Confrontational crisis: poor cross-department communication, disobey of the top management, boycotts
Crisis of malevolence: lack of supervision, employees partake in criminal activities (theft, forgery spreading rumors to press etc)
Organizational misdeeds: when top management take wrongful decisions deliberately to serve their ulterior motives
Crisis management strategies
Disclosure it to the public to resolve the crisis favorably, to control the damages, and to rebuild public reputation
Tell the whole truth to the public about the situation, concealing facts in most cases backfire
The company should immediately create a crisis management team and direct them all requests from press to ensure that the company speaks at a single voice
Public statement should include technical aspects, how people may be affected and information for customers
The CEO might offer the media an interview where all questions answered, TV or radio can help to solve the crisis effectively
To hire a PR firm to consult you about crisis management techniques or to buy an advertisement in print and internet media to give the information about company's policy
Identify your key spokesperson and respond quickly with this message to your personnel
Understand the potential impact, think about key messages and key decisions, overall corporate communications strategy
Create a means for monitoring
Crisis management examples
Pepsi presented a brand new advertising campaign featuring the mega-celebrity Kendall Jenner. Within 48 hours the video got nearly 1.6 million views on YouTube. In the video, Kendall throws off her blond wig and runs away from a photo shoot to join a protest in the street. The most epic moment of the video is when Kendall hands a can of Pepsi to a police officer, who takes a sip and smiles at his partners.

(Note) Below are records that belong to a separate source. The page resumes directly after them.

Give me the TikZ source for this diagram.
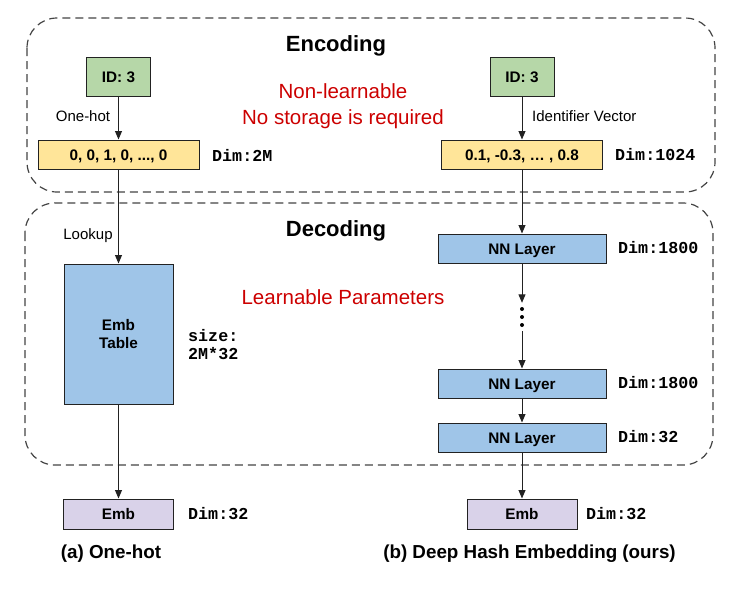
\documentclass[tikz,border=0pt]{standalone}
\usepackage{fontspec}
\setmainfont{Liberation Sans}
\setmonofont{Liberation Mono}
\usetikzlibrary{arrows.meta}
\definecolor{cgreen}{HTML}{B6D7A8}
\definecolor{cyellow}{HTML}{FFE599}
\definecolor{cblue}{HTML}{9FC5E8}
\definecolor{cpurple}{HTML}{D9D2E9}
\definecolor{cred}{HTML}{CC0000}
\definecolor{cdash}{HTML}{444444}
\definecolor{cline}{HTML}{222222}
\tikzset{
  box/.style={draw=cline, line width=1pt, inner sep=0pt, font=\fontsize{15.3}{18}\selectfont\bfseries, text height=11pt, text depth=0pt},
  idbox/.style={box, fill=cgreen, minimum width=64pt, minimum height=39pt},
  vecbox/.style={box, fill=cyellow, minimum width=161pt, minimum height=29pt},
  nnbox/.style={box, fill=cblue, minimum width=168pt, minimum height=29pt},
  embbox/.style={box, fill=cpurple, minimum width=110pt, minimum height=30pt},
  tablebox/.style={draw=cline, line width=1pt, inner sep=0pt, font=\fontsize{15.3}{18.5}\selectfont\bfseries, align=center, fill=cblue, minimum width=109pt, minimum height=140pt},
  dimlabel/.style={anchor=west, inner sep=0pt, font=\fontsize{16.7}{18.5}\selectfont\ttfamily\bfseries, align=left},
  edgelabel/.style={inner sep=0pt, font=\fontsize{15}{17}\selectfont},
  title/.style={inner sep=0pt, font=\fontsize{22}{24}\selectfont\bfseries},
  redtext/.style={inner sep=0pt, text=cred, font=\fontsize{20.5}{26}\selectfont, align=center},
  caption/.style={inner sep=0pt, font=\fontsize{18.8}{22}\selectfont\bfseries},
  region/.style={draw=cdash, line width=1.2pt, dash pattern=on 8pt off 5pt, rounded corners=30pt},
  conn/.style={draw=cline, line width=1pt, -{Triangle[length=8.5pt, width=7pt]}},
}
\begin{document}
\begin{tikzpicture}[x=1pt, y=-1pt]
\useasboundingbox (0,0) rectangle (748,590);
% regions
\draw[region] (27,18) rectangle (715,192);
\draw[region] (25,203) rectangle (713,465);
\node[title] (enc) at (336,46) {Encoding};
\node[title] (dec) at (336,231) {Decoding};
\node[redtext] (nonlearn) at (343,106) {Non-learnable\\No storage is required};
\node[redtext] (learn) at (343,297) {Learnable Parameters};
% left column
\node[idbox] (id1) at (118.5,76.5) {ID: 3};
\node[vecbox] (v1) at (118.5,154.5) {0, 0, 1, 0, ..., 0};
\node[tablebox] (tab) at (118.5,334) {Emb\\Table};
\node[embbox] (e1) at (118.5,514) {Emb};
\node[dimlabel] (d1) at (212,155) {Dim:2M};
\node[dimlabel] (d2) at (188,344.5) {size:\\2M*32};
\node[dimlabel] (d3) at (188,514) {Dim:32};
\node[edgelabel] (l1) at (83,116) {One-hot};
\node[edgelabel] (l2) at (88,236) {Lookup};
\draw[conn] (id1) -- (v1);
\draw[conn] (v1) -- (tab);
\draw[conn] (tab) -- (e1);
% right column
\node[idbox] (id2) at (522,76.5) {ID: 3};
\node[vecbox] (v2) at (522,154.5) {0.1, -0.3, … , 0.8};
\node[nnbox] (nn1) at (522,248.5) {NN Layer};
\node[inner sep=0pt, minimum width=6pt, minimum height=28pt] (dots) at (522,317) {};
\fill[black] (522,309) circle (2pt) (522,317) circle (2pt) (522,325) circle (2pt);
\node[nnbox] (nn2) at (522,383.5) {NN Layer};
\node[nnbox] (nn3) at (522,437.5) {NN Layer};
\node[embbox] (e2) at (522,514) {Emb};
\node[edgelabel, anchor=west] (l3) at (532,116) {Identifier Vector};
\node[dimlabel] (d4) at (615,155) {Dim:1024};
\node[dimlabel] (d5) at (618,248) {Dim:1800};
\node[dimlabel] (d6) at (618,383) {Dim:1800};
\node[dimlabel] (d7) at (618,437) {Dim:32};
\node[dimlabel] (d8) at (586,514) {Dim:32};
\draw[conn] (id2) -- (v2);
\draw[conn] (v2) -- (nn1);
\draw[conn] (nn1) -- (dots.north);
\draw[conn] (dots.south) -- (nn2);
\draw[conn] (nn2) -- (nn3);
\draw[conn] (nn3) -- (e2);
% captions
\node[caption] (c1) at (111,554) {(a) One-hot};
\node[caption] (c2) at (529.5,554) {(b) Deep Hash Embedding (ours)};
\end{tikzpicture}
\end{document}
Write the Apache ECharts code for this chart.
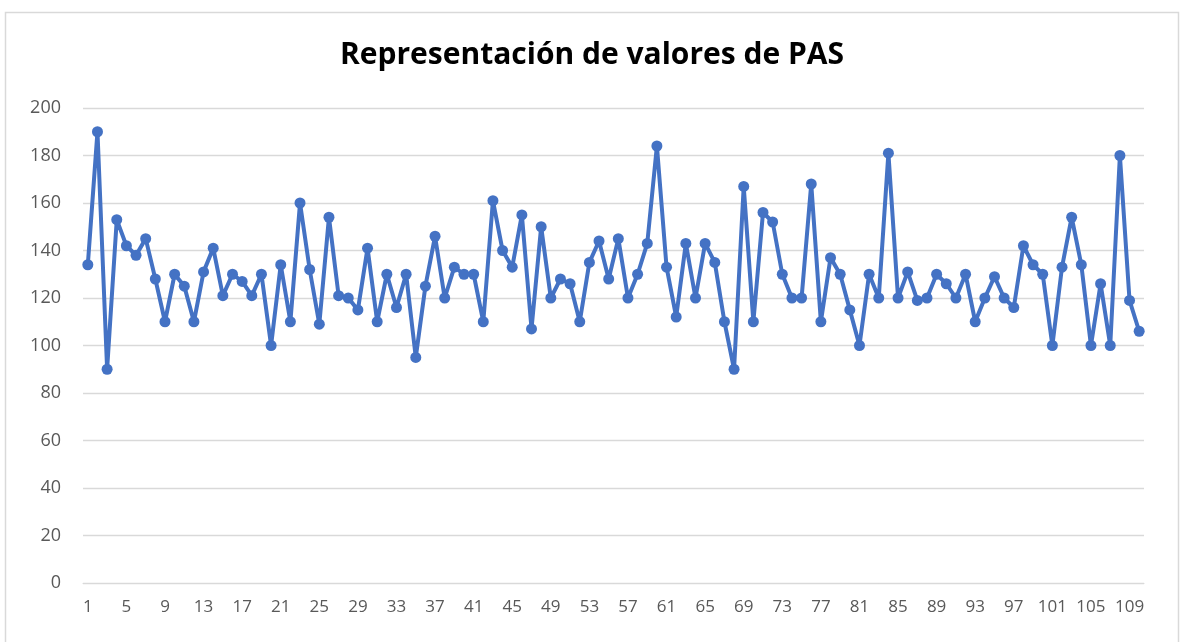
<!DOCTYPE html>
<html>
<head>
<meta charset="utf-8">
<script src="https://cdn.jsdelivr.net/npm/echarts@6/dist/echarts.min.js"></script>
<style>
  html, body { margin: 0; padding: 0; background: #fff; }
  #chart { width: 1184px; height: 642px; }
</style>
</head>
<body>
<div id="chart"></div>
<script>
// PAS values, one per patient
const pas = [
  134, 190, 90, 153, 142, 138, 145, 128, 110, 130,
  125, 110, 131, 141, 121, 130, 127, 121, 130, 100,
  134, 110, 160, 132, 109, 154, 121, 120, 115, 141,
  110, 130, 116, 130, 95, 125, 146, 120, 133, 130,
  130, 110, 161, 140, 133, 155, 107, 150, 120, 128,
  126, 110, 135, 144, 128, 145, 120, 130, 143, 184,
  133, 112, 143, 120, 143, 135, 110, 90, 167, 110,
  156, 152, 130, 120, 120, 168, 110, 137, 130, 115,
  100, 130, 120, 181, 120, 131, 119, 120, 130, 126,
  120, 130, 110, 120, 129, 120, 116, 142, 134, 130,
  100, 133, 154, 134, 100, 126, 100, 180, 119, 106
]
const categories = pas.map((_, i) => String(i + 1))
const yTicks = { min: 0, max: 200, step: 20 }

const BLUE = '#4472C4'
const GRID = '#D9D9D9'
const TEXT = '#595959'

const chart = echarts.init(document.getElementById('chart'))
chart.setOption({
  animation: false,
  title: {
    text: 'Representación de valores de PAS',
    left: 'center', top: 35,
    textStyle: { fontFamily: 'Open Sans', fontWeight: 700, fontSize: 30, color: '#000' }
  },
  graphic: [{
    type: 'rect', left: 3, top: 10,
    shape: { width: 1173, height: 640 },
    style: { fill: 'none', stroke: GRID, lineWidth: 1.5 }
  }],
  grid: { left: 83, right: 40, top: 108, bottom: 59 },
  xAxis: {
    type: 'category', data: categories, boundaryGap: true,
    axisLine: { lineStyle: { color: GRID } },
    axisTick: { show: false },
    axisLabel: { interval: 3, color: TEXT, fontSize: 17, fontFamily: 'Open Sans', margin: 16 }
  },
  yAxis: {
    type: 'value', min: yTicks.min, max: yTicks.max, interval: yTicks.step,
    axisLine: { show: false }, axisTick: { show: false },
    axisLabel: { color: TEXT, fontSize: 18, fontFamily: 'Open Sans', margin: 22 },
    splitLine: { lineStyle: { color: GRID, width: 1.3 } }
  },
  series: [{
    type: 'line', data: pas,
    lineStyle: { color: BLUE, width: 4 },
    itemStyle: { color: BLUE },
    symbol: 'circle', symbolSize: 11, showAllSymbol: true
  }]
})
</script>
</body>
</html>
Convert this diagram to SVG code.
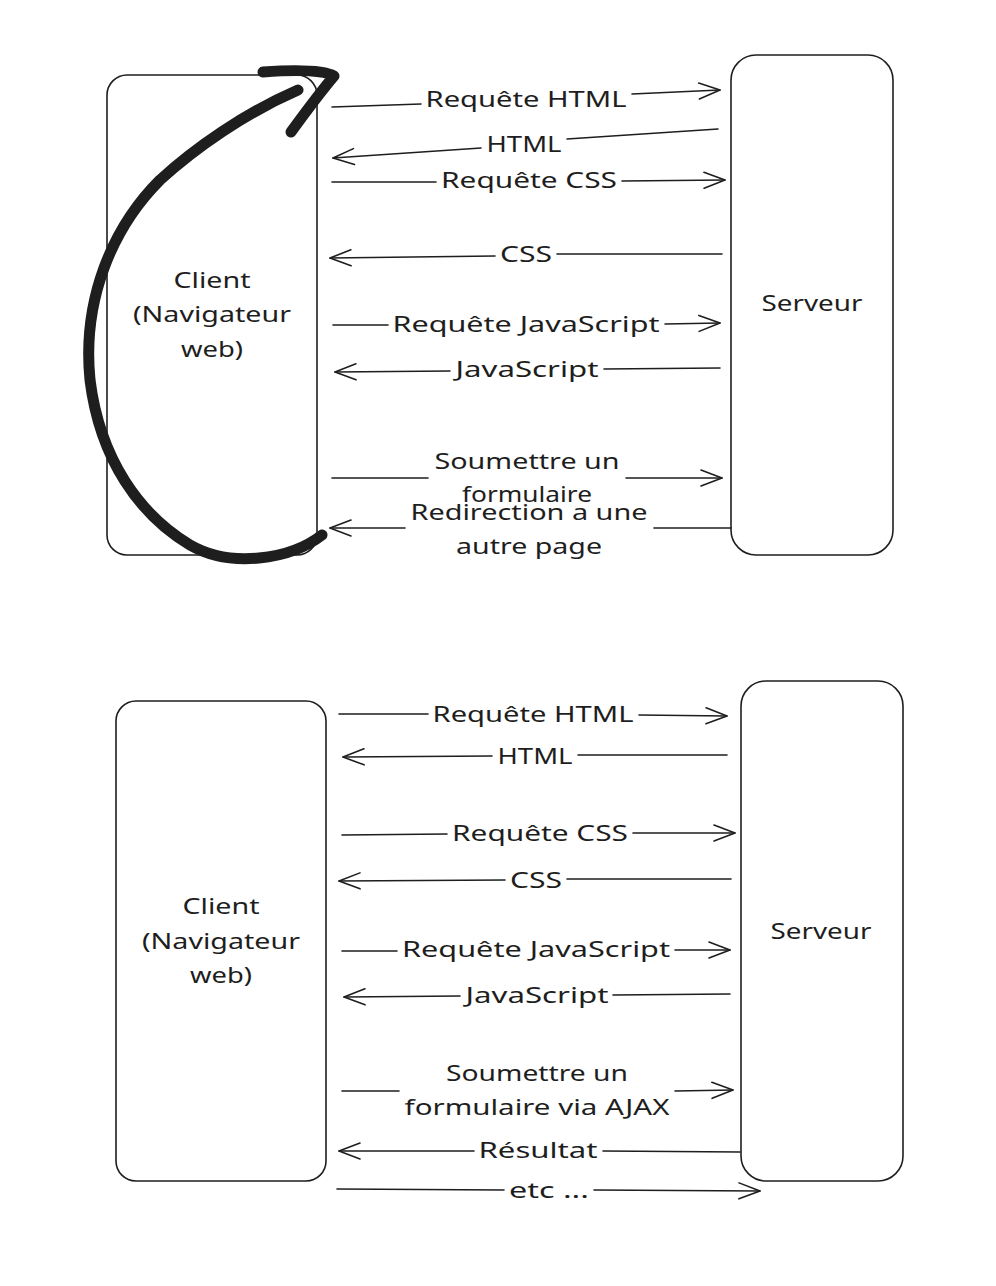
<svg xmlns="http://www.w3.org/2000/svg" width="996" height="1286" viewBox="0 0 996 1286">
<defs>
<style>
.box{fill:#fff;stroke:#1e1e1e;stroke-width:1.6}
.lbl{font-family:"Noto Sans","DejaVu Sans",sans-serif;font-size:22px;fill:#1e1e1e;text-anchor:middle}
.con{fill:none;stroke:#1e1e1e;stroke-width:1.6;stroke-linecap:round}
.thick{fill:none;stroke:#1e1e1e;stroke-width:11;stroke-linecap:round;stroke-linejoin:round}
</style>
<marker id="ah" markerUnits="userSpaceOnUse" markerWidth="24" markerHeight="20" refX="21" refY="9" orient="auto" overflow="visible">
<path d="M0,1 L21,9 L0,17" fill="none" stroke="#1e1e1e" stroke-width="1.6" stroke-linecap="round" stroke-linejoin="round"/>
</marker>
</defs>
<rect width="996" height="1286" fill="#fff"/>

<!-- Top diagram -->
<g id="client-top">
<rect class="box" x="107" y="75" width="210" height="480" rx="20"/>
<text class="lbl" x="212" y="288" textLength="77" lengthAdjust="spacingAndGlyphs">Client</text>
<text class="lbl" x="212" y="322" textLength="158" lengthAdjust="spacingAndGlyphs">(Navigateur</text>
<text class="lbl" x="212" y="357" textLength="62" lengthAdjust="spacingAndGlyphs">web)</text>
</g>
<g id="server-top">
<rect class="box" x="731" y="55" width="162" height="500" rx="25"/>
<text class="lbl" x="812" y="311" textLength="101" lengthAdjust="spacingAndGlyphs">Serveur</text>
</g>

<g id="connectors-top">
<path class="con" marker-end="url(#ah)" d="M332,107 L421,104 M632,94 L720,90"/>
<text class="lbl" x="526" y="107" textLength="201" lengthAdjust="spacingAndGlyphs">Requête HTML</text>
<path class="con" marker-end="url(#ah)" d="M718,129 L567,139 M481,148 L333,158"/>
<text class="lbl" x="524" y="152" textLength="75" lengthAdjust="spacingAndGlyphs">HTML</text>
<path class="con" marker-end="url(#ah)" d="M332,182 L436,182 M622,181 L725,180"/>
<text class="lbl" x="529" y="188" textLength="176" lengthAdjust="spacingAndGlyphs">Requête CSS</text>
<path class="con" marker-end="url(#ah)" d="M722,254 L557,254 M495,256 L330,258"/>
<text class="lbl" x="526" y="262" textLength="52" lengthAdjust="spacingAndGlyphs">CSS</text>
<path class="con" marker-end="url(#ah)" d="M333,325 L388,325 M665,324 L720,323"/>
<text class="lbl" x="526" y="332" textLength="267" lengthAdjust="spacingAndGlyphs">Requête JavaScript</text>
<path class="con" marker-end="url(#ah)" d="M720,368 L604,369 M450,371 L335,372"/>
<text class="lbl" x="527" y="377" textLength="143" lengthAdjust="spacingAndGlyphs">JavaScript</text>
<path class="con" marker-end="url(#ah)" d="M332,478 L428,478 M626,478 L722,478"/>
<text class="lbl" x="527" y="469" textLength="185" lengthAdjust="spacingAndGlyphs">Soumettre un</text>
<text class="lbl" x="527" y="502" textLength="130" lengthAdjust="spacingAndGlyphs">formulaire</text>
<path class="con" marker-end="url(#ah)" d="M731,528 L654,528 M405,528 L330,528"/>
<text class="lbl" x="529" y="520" textLength="237" lengthAdjust="spacingAndGlyphs">Redirection a une</text>
<text class="lbl" x="529" y="554" textLength="146" lengthAdjust="spacingAndGlyphs">autre page</text>
</g>

<g id="loop-stroke">
<path class="thick" d="M322,535 C290,560 230,568 190,545 C140,515 100,460 90,380 C82,300 112,228 160,180 C195,148 245,113 298,90"/>
<path class="thick" d="M263,72 Q320,68 334,76 Q318,95 291,132"/>
</g>

<!-- Bottom diagram -->
<g id="client-bottom">
<rect class="box" x="116" y="701" width="210" height="480" rx="20"/>
<text class="lbl" x="221" y="914" textLength="77" lengthAdjust="spacingAndGlyphs">Client</text>
<text class="lbl" x="221" y="949" textLength="158" lengthAdjust="spacingAndGlyphs">(Navigateur</text>
<text class="lbl" x="221" y="983" textLength="62" lengthAdjust="spacingAndGlyphs">web)</text>
</g>
<g id="server-bottom">
<rect class="box" x="741" y="681" width="162" height="500" rx="25"/>
<text class="lbl" x="821" y="939" textLength="101" lengthAdjust="spacingAndGlyphs">Serveur</text>
</g>

<g id="connectors-bottom">
<path class="con" marker-end="url(#ah)" d="M339,714 L428,714 M639,715 L727,716"/>
<text class="lbl" x="533" y="722" textLength="201" lengthAdjust="spacingAndGlyphs">Requête HTML</text>
<path class="con" marker-end="url(#ah)" d="M727,755 L578,755 M492,756 L343,757"/>
<text class="lbl" x="535" y="764" textLength="75" lengthAdjust="spacingAndGlyphs">HTML</text>
<path class="con" marker-end="url(#ah)" d="M342,835 L447,834 M633,833 L735,833"/>
<text class="lbl" x="540" y="841" textLength="176" lengthAdjust="spacingAndGlyphs">Requête CSS</text>
<path class="con" marker-end="url(#ah)" d="M731,879 L567,879 M505,880 L339,881"/>
<text class="lbl" x="536" y="888" textLength="52" lengthAdjust="spacingAndGlyphs">CSS</text>
<path class="con" marker-end="url(#ah)" d="M342,951 L397,951 M675,950 L730,950"/>
<text class="lbl" x="536" y="957" textLength="268" lengthAdjust="spacingAndGlyphs">Requête JavaScript</text>
<path class="con" marker-end="url(#ah)" d="M730,994 L613,995 M460,996 L344,997"/>
<text class="lbl" x="537" y="1003" textLength="143" lengthAdjust="spacingAndGlyphs">JavaScript</text>
<path class="con" marker-end="url(#ah)" d="M342,1091 L399,1091 M675,1091 L733,1090"/>
<text class="lbl" x="537" y="1081" textLength="182" lengthAdjust="spacingAndGlyphs">Soumettre un</text>
<text class="lbl" x="537" y="1115" textLength="265" lengthAdjust="spacingAndGlyphs">formulaire via AJAX</text>
<path class="con" marker-end="url(#ah)" d="M740,1152 L603,1151 M474,1151 L339,1151"/>
<text class="lbl" x="538" y="1158" textLength="119" lengthAdjust="spacingAndGlyphs">Résultat</text>
<path class="con" marker-end="url(#ah)" d="M337,1189 L504,1190 M594,1190 L760,1191"/>
<text class="lbl" x="549" y="1198" textLength="80" lengthAdjust="spacingAndGlyphs">etc ...</text>
</g>
</svg>
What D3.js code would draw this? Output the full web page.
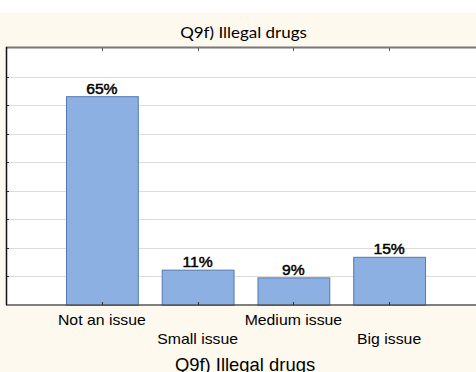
<!DOCTYPE html>
<html><head><meta charset="utf-8">
<script src="https://cdn.jsdelivr.net/npm/d3@7/dist/d3.min.js"></script>
<style>html,body{margin:0;padding:0;background:#fff;overflow:hidden}</style>
</head><body>
<svg id="c" width="476" height="372"></svg>
<script>
const categories = ["Not an issue", "Small issue", "Medium issue", "Big issue"];
const values = [65, 11, 8.6, 15];
const valueLabels = ["65%", "11%", "9%", "15%"];
const chartTitle = "Q9f) Illegal drugs";
const axisTitle = "Q9f) Illegal drugs";
const yMax = 80;
const gridCount = 9;

const svg = d3.select("#c");
const W = 476, H = 372;
const plot = {left: 6, right: 476, top: 48, bottom: 305};
const SX = 1.13; // horizontal text stretch

svg.append("rect").attr("x", 0).attr("y", 13).attr("width", W).attr("height", H - 13).attr("fill", "#fef9ee");
svg.append("rect").attr("x", plot.left).attr("y", plot.top).attr("width", plot.right - plot.left).attr("height", plot.bottom - plot.top).attr("fill", "#fff");

const x = d3.scaleBand().domain(categories).range([54, 437]).paddingInner(0.25).paddingOuter(0.125);
const y = d3.scaleLinear().domain([0, yMax]).range([plot.bottom, plot.top]);
const cx = d => x(d) + x.bandwidth() / 2;

function stretchedText(g, tx, ty, txt, size, family, sx, strokeW) {
  const t = g.append("text")
    .attr("transform", `translate(${tx},${ty}) scale(${sx || SX},1)`)
    .attr("text-anchor", "middle")
    .attr("font-family", family)
    .attr("font-size", size).attr("fill", "#000")
    .text(txt);
  if (strokeW) t.attr("stroke", "#000").attr("stroke-width", strokeW);
  return t;
}

const gridVals = d3.range(1, gridCount).map(i => i * yMax / gridCount);
svg.append("g").selectAll("line").data(gridVals).join("line")
  .attr("x1", plot.left).attr("x2", plot.right)
  .attr("y1", d => Math.round(y(d)) + 0.5).attr("y2", d => Math.round(y(d)) + 0.5)
  .attr("stroke", "#dcdcdc").attr("stroke-width", 1);
svg.append("g").selectAll("line").data(gridVals).join("line")
  .attr("x1", plot.left).attr("x2", plot.left + 3)
  .attr("y1", d => Math.round(y(d)) + 0.5).attr("y2", d => Math.round(y(d)) + 0.5)
  .attr("stroke", "#333");

// bars
svg.append("g").selectAll("rect").data(values).join("rect")
  .attr("x", (d, i) => x(categories[i]) + 0.5)
  .attr("y", d => y(d) + 0.5)
  .attr("width", x.bandwidth())
  .attr("height", d => plot.bottom - y(d))
  .attr("fill", "#8db0e2").attr("stroke", "#5578ad").attr("stroke-width", 1);

// value labels
const vl = svg.append("g");
values.forEach((v, i) => stretchedText(vl, cx(categories[i]), y(v) - 2.5, valueLabels[i], 14, "Liberation Sans, Arial, sans-serif", 1.12, 0.45));

// frame
svg.append("line").attr("x1", plot.left).attr("x2", plot.right).attr("y1", plot.top - 0.5).attr("y2", plot.top - 0.5).attr("stroke", "#777").attr("stroke-width", 2);
svg.append("line").attr("x1", plot.left).attr("x2", plot.right).attr("y1", plot.bottom).attr("y2", plot.bottom).attr("stroke", "#555").attr("stroke-width", 1.5);
svg.append("line").attr("x1", plot.left + 0.5).attr("x2", plot.left + 0.5).attr("y1", plot.top - 1).attr("y2", plot.bottom).attr("stroke", "#111").attr("stroke-width", 1.5);

// top & bottom ticks
svg.append("g").selectAll("line").data(categories).join("line")
  .attr("x1", d => Math.round(cx(d)) + 0.5).attr("x2", d => Math.round(cx(d)) + 0.5)
  .attr("y1", plot.top).attr("y2", plot.top + 3).attr("stroke", "#555");
svg.append("g").selectAll("line").data(categories).join("line")
  .attr("x1", d => Math.round(cx(d)) + 0.5).attr("x2", d => Math.round(cx(d)) + 0.5)
  .attr("y1", plot.bottom - 3).attr("y2", plot.bottom).attr("stroke", "#333");

// category labels (staggered)
const cl = svg.append("g");
categories.forEach((c, i) => stretchedText(cl, cx(c), i % 2 === 0 ? 325 : 344, c, 14, "Liberation Sans, Arial, sans-serif"));

// titles
stretchedText(svg, 243.5, 38, chartTitle, 15, "Lato, sans-serif");
stretchedText(svg, 245, 371, axisTitle, 19, "Liberation Sans, Arial, sans-serif", 0.97);
</script>
</body></html>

Pepsi removed the video from its official social media channels and made a statement: “Pepsi was trying to project a global message of unity, peace, and understanding. Clearly, we missed the mark and we apologize.”
On January 31, 2017, one of Gitlab’s software developers accidentally removed client's’ data from the primary database server. In addition, several backup attempts didn't work and the company lost access to a huge amount of data. Gitlab.com’s service was not available for 18 hours, which was unacceptable for the company. Just to stress the gravity of the issue, Gitlab’s clients are such companies as IBM, Sony, NASA, Alibaba, Invincea, Jülich Research Center, O’Reilly Media, Leibniz-Rechenzentrum (LRZ) and CERN, and it was their code that Gitlab accidentally deleted. The crisis started the moment Gitlab announced the issue through the social media.
I can’t help but admire how Gitlab managed the crisis perfectly. How did they do it? First, Gitlab announced to their clients and their social media audience that the issue had occurred. Next, they gave a detailed explanation and told what happened and how they planned to fix it. A couple of days after the incident was solved they published the detailed explanation with the lessons they learned.